## What needs to be done
Restate each of the lines below word for word and drop every picture.
○ ○ ○ ○ ○ ○ ○
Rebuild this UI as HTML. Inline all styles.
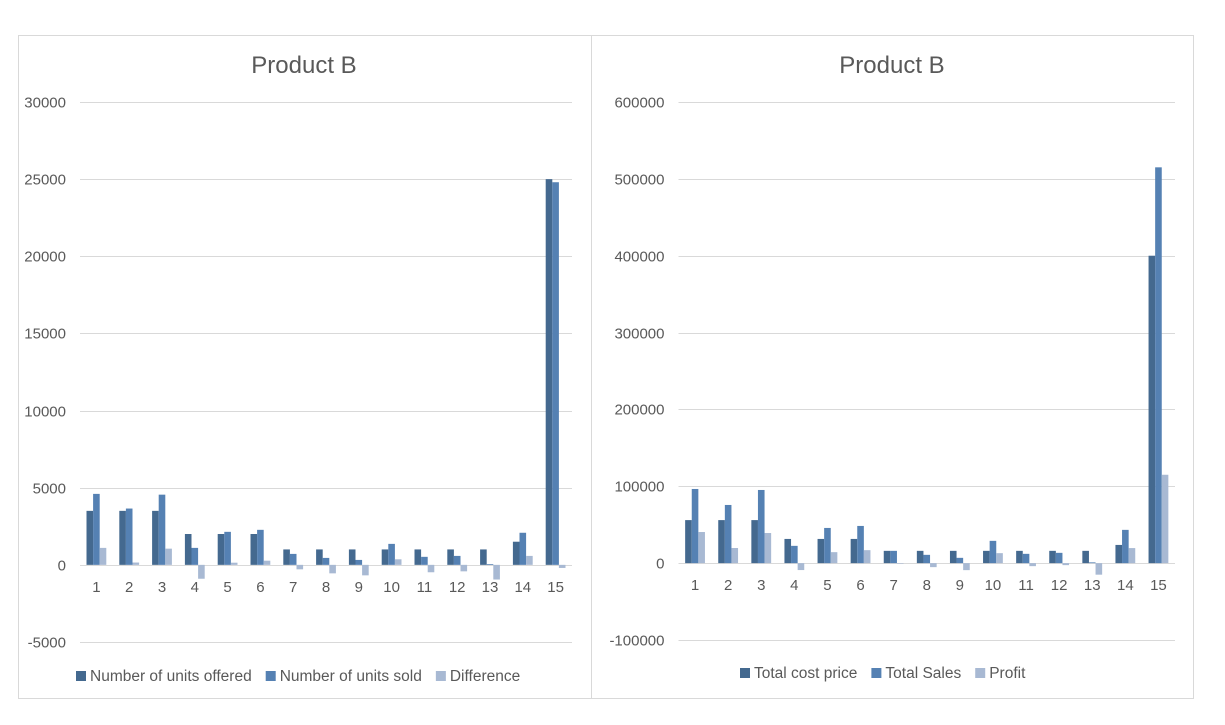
<!DOCTYPE html>
<html><head><meta charset="utf-8">
<style>
html,body{margin:0;padding:0;background:#fff;}
body{width:1225px;height:720px;overflow:hidden;font-family:"Liberation Sans",sans-serif;}
svg text{font-family:"Liberation Sans",sans-serif;}
</style></head>
<body>
<svg id="root" width="1225" height="720" xmlns="http://www.w3.org/2000/svg">
<rect x="18.5" y="35.5" width="573" height="663" fill="#fff" stroke="#d9d9d9"/>
<rect x="591.5" y="35.5" width="602" height="663" fill="#fff" stroke="#d9d9d9"/>
<g id="left"></g>
<g id="right"></g>
</svg>
<script>
const categories = ["1","2","3","4","5","6","7","8","9","10","11","12","13","14","15"];
const unitsOffered = [3500,3500,3500,2000,2000,2000,1000,1000,1000,1000,1000,1000,1000,1500,25000];
const unitsSold = [4600,3650,4550,1100,2140,2270,710,450,320,1360,520,580,50,2080,24800];
const unitsDifference = [1100,150,1050,-900,140,270,-290,-550,-680,360,-480,-420,-950,580,-200];
const leftTicks = [-5000,0,5000,10000,15000,20000,25000,30000];
const totalCost = [56000,56000,56000,31500,31500,31500,16000,16000,16000,16000,16000,16000,16000,23700,400000];
const totalSales = [96500,75700,95200,22500,45800,48400,16000,10800,6900,29000,12100,13400,1000,43300,515000];
const profit = [40500,19700,39200,-9000,14300,16900,0,-5200,-9100,13000,-3900,-2600,-15000,19600,115000];
const rightTicks = [-100000,0,100000,200000,300000,400000,500000,600000];
const leftLegend = ["Number of units offered","Number of units sold","Difference"];
const rightLegend = ["Total cost price","Total Sales","Profit"];

const colors = ["#44698f","#5581b3","#a8b9d3"];
const NS = "http://www.w3.org/2000/svg";
function mk(tag, attrs, parent){const e=document.createElementNS(NS,tag);for(const k in attrs)e.setAttribute(k,attrs[k]);parent.appendChild(e);return e;}

function drawChart(g, cfg){
  const y = v => cfg.y0 + (v - cfg.min)/(cfg.max - cfg.min)*(cfg.y1 - cfg.y0);
  const band = (cfg.x1 - cfg.x0)/categories.length;
  const t = mk("text",{x:cfg.titleX,y:73,"text-anchor":"middle","font-size":"24","fill":"#595959"},g);
  
  
  t.textContent = "Product B";
  cfg.ticks.forEach(v=>{
    const yy = Math.round(y(v))+0.5;
    const l = mk("line",{x1:cfg.x0,x2:cfg.x1,y1:yy,y2:yy,stroke:"#d9d9d9","stroke-width":"1"},g);
    
    
    const tx = mk("text",{x:cfg.x0-14,y:yy+5,"text-anchor":"end","font-size":"15","fill":"#595959"},g);
    
    
    tx.textContent = v;
  });
  const bw = 6.6;
  cfg.series.forEach((s,si)=>{
    s.forEach((v,i)=>{
      const cx = cfg.x0 + band*(i+0.5);
      const x = cx - bw*1.5 + si*bw;
      const ya = y(v), yb = y(0);
      const r = mk("rect",{x:x,y:Math.min(ya,yb),width:bw,height:Math.max(Math.abs(yb-ya),0.5),fill:colors[si]},g);
      
      
    });
  });
  categories.forEach((c,i)=>{
    const tx = mk("text",{x:cfg.x0+band*(i+0.5),y:y(0)+27,"text-anchor":"middle","font-size":"15","fill":"#595959"},g);
    
    
    tx.textContent = c;
  });
  let lx = cfg.legendX;
  cfg.legend.forEach((name,si)=>{
    const r = mk("rect",{x:lx,y:cfg.legendY-10,width:10,height:10,fill:colors[si]},g);
    
    
    const tx = mk("text",{x:lx+14,y:cfg.legendY,"font-size":"15.5","fill":"#595959"},g);
    
    
    tx.textContent = name;
    lx += 14 + tx.getComputedTextLength() + 14;
  });
}
drawChart(document.getElementById('left'),{x0:80,x1:572,y0:642,y1:102,min:-5000,max:30000,ticks:leftTicks,
  series:[unitsOffered,unitsSold,unitsDifference],legend:leftLegend,titleX:304,legendX:76,legendY:681});
drawChart(document.getElementById('right'),{x0:678.5,x1:1175,y0:640,y1:102,min:-100000,max:600000,ticks:rightTicks,
  series:[totalCost,totalSales,profit],legend:rightLegend,titleX:892,legendX:740,legendY:678});
</script>
</body></html>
○ ○ ○ ○ ○ ○ ○
## Exercise response
Rebuild this UI as HTML. Inline all styles.
<!DOCTYPE html>
<html><head><meta charset="utf-8">
<style>
html,body{margin:0;padding:0;background:#fff;}
body{width:1225px;height:720px;overflow:hidden;font-family:"Liberation Sans",sans-serif;}
svg text{font-family:"Liberation Sans",sans-serif;}
</style></head>
<body>
<svg id="root" width="1225" height="720" xmlns="http://www.w3.org/2000/svg">
<rect x="18.5" y="35.5" width="573" height="663" fill="#fff" stroke="#d9d9d9"/>
<rect x="591.5" y="35.5" width="602" height="663" fill="#fff" stroke="#d9d9d9"/>
<g id="left"></g>
<g id="right"></g>
</svg>
<script>
const categories = ["1","2","3","4","5","6","7","8","9","10","11","12","13","14","15"];
const unitsOffered = [3500,3500,3500,2000,2000,2000,1000,1000,1000,1000,1000,1000,1000,1500,25000];
const unitsSold = [4600,3650,4550,1100,2140,2270,710,450,320,1360,520,580,50,2080,24800];
const unitsDifference = [1100,150,1050,-900,140,270,-290,-550,-680,360,-480,-420,-950,580,-200];
const leftTicks = [-5000,0,5000,10000,15000,20000,25000,30000];
const totalCost = [56000,56000,56000,31500,31500,31500,16000,16000,16000,16000,16000,16000,16000,23700,400000];
const totalSales = [96500,75700,95200,22500,45800,48400,16000,10800,6900,29000,12100,13400,1000,43300,515000];
const profit = [40500,19700,39200,-9000,14300,16900,0,-5200,-9100,13000,-3900,-2600,-15000,19600,115000];
const rightTicks = [-100000,0,100000,200000,300000,400000,500000,600000];
const leftLegend = ["Number of units offered","Number of units sold","Difference"];
const rightLegend = ["Total cost price","Total Sales","Profit"];

const colors = ["#44698f","#5581b3","#a8b9d3"];
const NS = "http://www.w3.org/2000/svg";
function mk(tag, attrs, parent){const e=document.createElementNS(NS,tag);for(const k in attrs)e.setAttribute(k,attrs[k]);parent.appendChild(e);return e;}

function drawChart(g, cfg){
  const y = v => cfg.y0 + (v - cfg.min)/(cfg.max - cfg.min)*(cfg.y1 - cfg.y0);
  const band = (cfg.x1 - cfg.x0)/categories.length;
  const t = mk("text",{x:cfg.titleX,y:73,"text-anchor":"middle","font-size":"24","fill":"#595959"},g);
  
  
  t.textContent = "Product B";
  cfg.ticks.forEach(v=>{
    const yy = Math.round(y(v))+0.5;
    const l = mk("line",{x1:cfg.x0,x2:cfg.x1,y1:yy,y2:yy,stroke:"#d9d9d9","stroke-width":"1"},g);
    
    
    const tx = mk("text",{x:cfg.x0-14,y:yy+5,"text-anchor":"end","font-size":"15","fill":"#595959"},g);
    
    
    tx.textContent = v;
  });
  const bw = 6.6;
  cfg.series.forEach((s,si)=>{
    s.forEach((v,i)=>{
      const cx = cfg.x0 + band*(i+0.5);
      const x = cx - bw*1.5 + si*bw;
      const ya = y(v), yb = y(0);
      const r = mk("rect",{x:x,y:Math.min(ya,yb),width:bw,height:Math.max(Math.abs(yb-ya),0.5),fill:colors[si]},g);
      
      
    });
  });
  categories.forEach((c,i)=>{
    const tx = mk("text",{x:cfg.x0+band*(i+0.5),y:y(0)+27,"text-anchor":"middle","font-size":"15","fill":"#595959"},g);
    
    
    tx.textContent = c;
  });
  let lx = cfg.legendX;
  cfg.legend.forEach((name,si)=>{
    const r = mk("rect",{x:lx,y:cfg.legendY-10,width:10,height:10,fill:colors[si]},g);
    
    
    const tx = mk("text",{x:lx+14,y:cfg.legendY,"font-size":"15.5","fill":"#595959"},g);
    
    
    tx.textContent = name;
    lx += 14 + tx.getComputedTextLength() + 14;
  });
}
drawChart(document.getElementById('left'),{x0:80,x1:572,y0:642,y1:102,min:-5000,max:30000,ticks:leftTicks,
  series:[unitsOffered,unitsSold,unitsDifference],legend:leftLegend,titleX:304,legendX:76,legendY:681});
drawChart(document.getElementById('right'),{x0:678.5,x1:1175,y0:640,y1:102,min:-100000,max:600000,ticks:rightTicks,
  series:[totalCost,totalSales,profit],legend:rightLegend,titleX:892,legendX:740,legendY:678});
</script>
</body></html>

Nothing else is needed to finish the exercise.